Je note d'abord que sortie ne veut pas dire ruine. Si la science, dès ses premiers balbutiements dans l'épistémé grecque, portait la ruine du maître antique, il est exclu que la psychanalyse puisse être la ruine du discours capitaliste. Mais dès lors qu'elle a pour vocation de changer quelque chose dans l'économie de la jouissance ne peut-elle prétendre au moins à émanciper le sujet - je ne dis pas les masses - des impasses de la version capitaliste du surmoi ?

 La psychanalyse traite certes le symptôme en tant qu'il objecte à la sinthomnie, mais c'est à contre pente de celle-ci, et pas pour y revenir. La sinthomnie trouve sa condition dans le fait que le désir est dialectique donc suggestionnable, qu'on peut lui tendre des attrapes (images, signifiants, objets) propres à le capter et donc à le diriger. C'est ainsi que désormais la "science commande à nos désirs". La psychanalyse, elle, ne commande pas au plus de jouir, elle cherche à l'élucider. Elle peut bien corriger le symptôme, comme les thérapies donc, mais c'est par une voie de révélation, de mises à jour des éléments inconscients qui fixent, il faudrait plutôt dire qui fixaient, sa jouissance, et si elle utilise la dialectique du désir, c'est pour rejoindre ce qui du désir n'est pas dialectique, la condition absolue, le "ça et rien d'autre", l'objet qui n'a pas d'équivalent, qui n'est pas collectivisable, car il ne vaut pour aucun autre. Dès lors, le psychanalyste, au sens du psychanalysé, est celui qui assume en connaissance de cause son impossible à universaliser. Il ne sort pas du monde pour autant mais c'est par là qu'il se sépare des injonctions du discours courant et qu'il se fait une cause de cette séparation. Sa pratique en elle-même objecte donc au consentement à la prolétarisation contemporaine des sujets. Au terme, elle soustrait le sujet aux sommations de la justice distributive, qui fait rage toujours davantage. Je peux donc risquer la formule : le psychanalyste, le psychanalyste comme produit transformé d'une psychanalyse ... n'est pas un prolétaire.

Serait-il donc contre les droits de l'homme, tout occupé à cultiver une nouvelle inégalité non de nature ou de société, mais d'inconscient ? Ce n'est évidemment pas ce dont il s'agit. Le psychanalyste n'a rien à objecter à la montée de l'idéologie des droits de l'homme. Celle-ci est strictement corrélative des ravages de la civilisation moderne, elle tâche d'y mettre quelques digues, et on ne peut qu'aquiescer. C'est un sursaut, une formation réactionnelle contre la puissance devenue industrielle de la "perversion kantifiée", car aujourd'hui, remarquez-le, la maxime de Sade : "j'ai le droit de disposer de ton corps, ... etc." paraît bien artisanale.

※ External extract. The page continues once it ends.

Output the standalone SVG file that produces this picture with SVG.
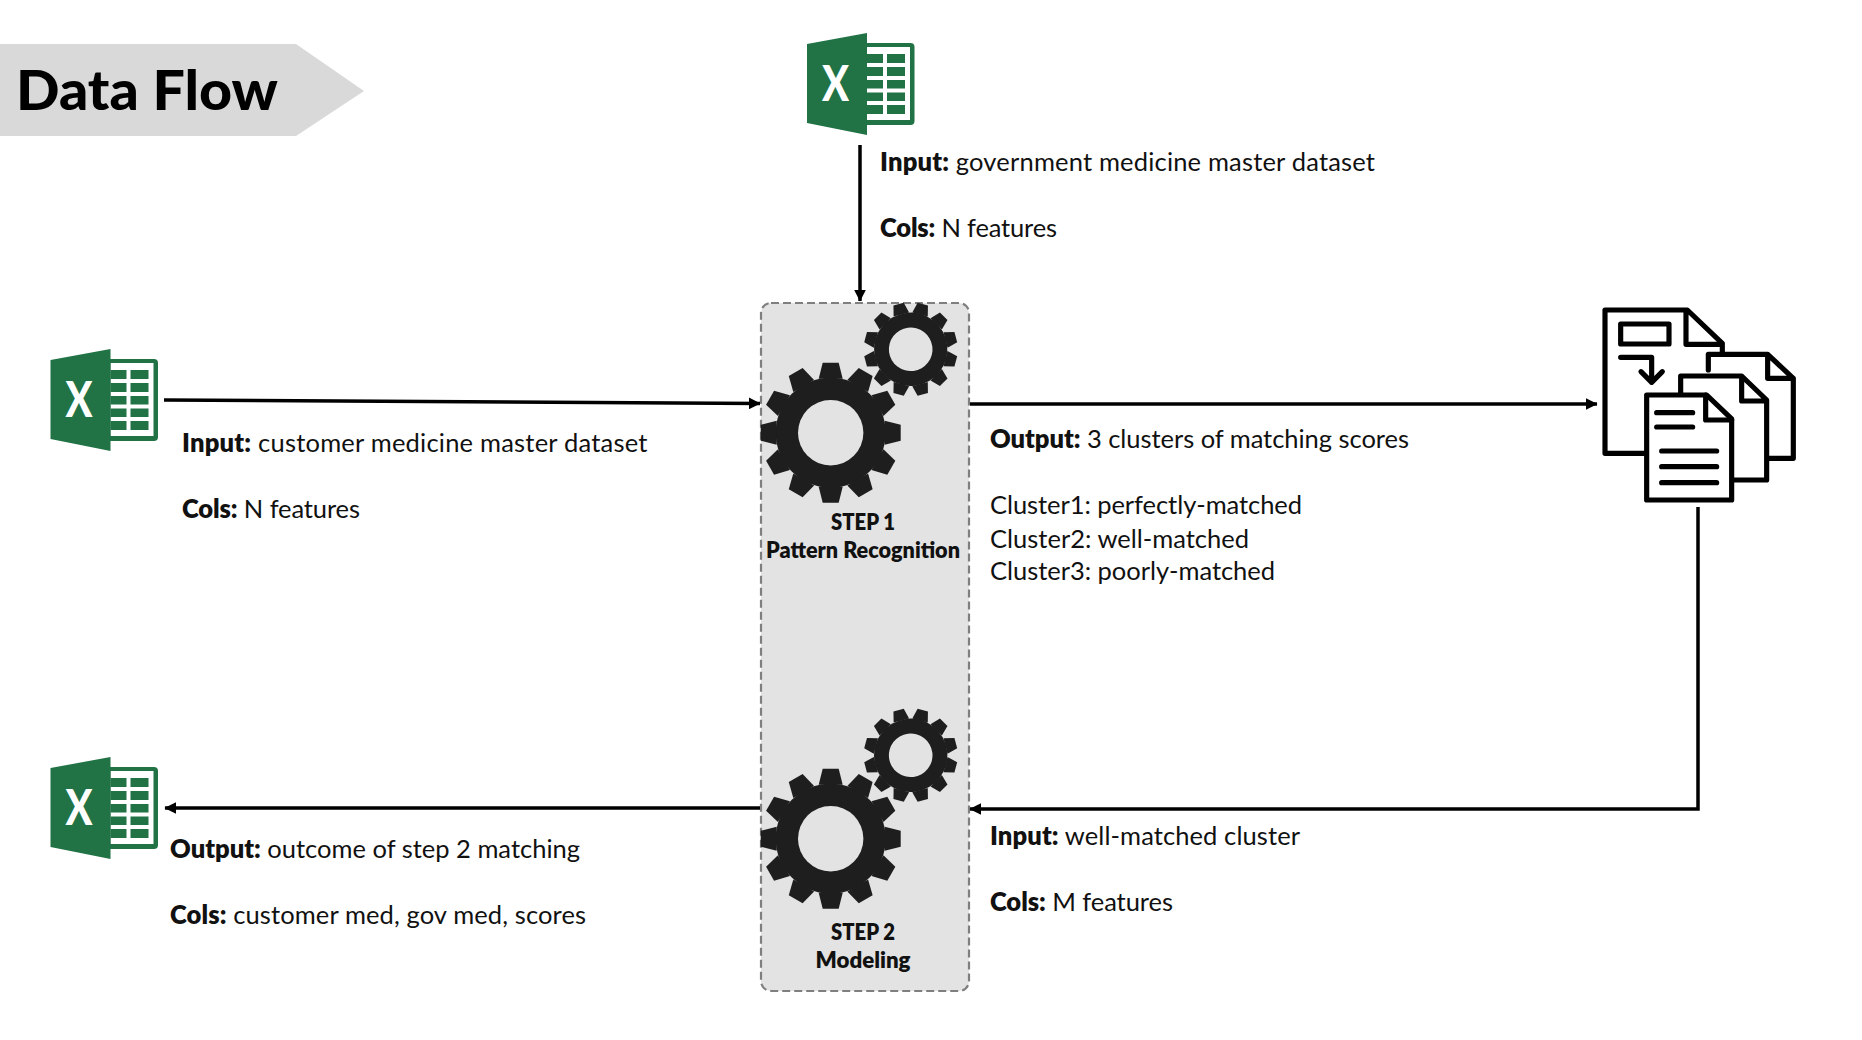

La psychanalyse, elle, n'est pas une formation réactionnelle faisant barrage à une volonté de jouissance, c'est la  cause éventuelle d'un désir autre. Mais ce désir ne peut se soutenir que comme une cause à défendre, justement parce que la psychanalyse n'est pas en mesure de renverser celui qui habite le discours capitaliste. Si donc, reprenant le vocabulaire de l'Autre, nous nous interrogeons sur les droits et les devoirs du psychanalysant et du psychanalyste, il faudra dire d'abord que les droits de l'analysant ne sont ni les droits de l'homme, ni les droits du consommateur, mais pas le contraire non plus. Quant à l'analyste,  il doit faire face à une urgence : celle, dit Lacan,  de produire la satisfaction de la fin. Ce n'est pas la même que celle de l'entrée : celle-ci tient au mirage de la vérité, celle-là y met un terme au profit d'un certain savoir de l'impossible. Le devoir majeur du psychanalyste est donc un devoir ... de passe. A entendre  pour l' essentiel comme le devoir de ne pas laisser en souffrance  le  point de cloture de l'expérience analytique où se joue le changement quant aux fins.  Il ne faut pas croire que cette visée là soit pour l'élite. Elle est, ou devrait être, pour chaque analysant.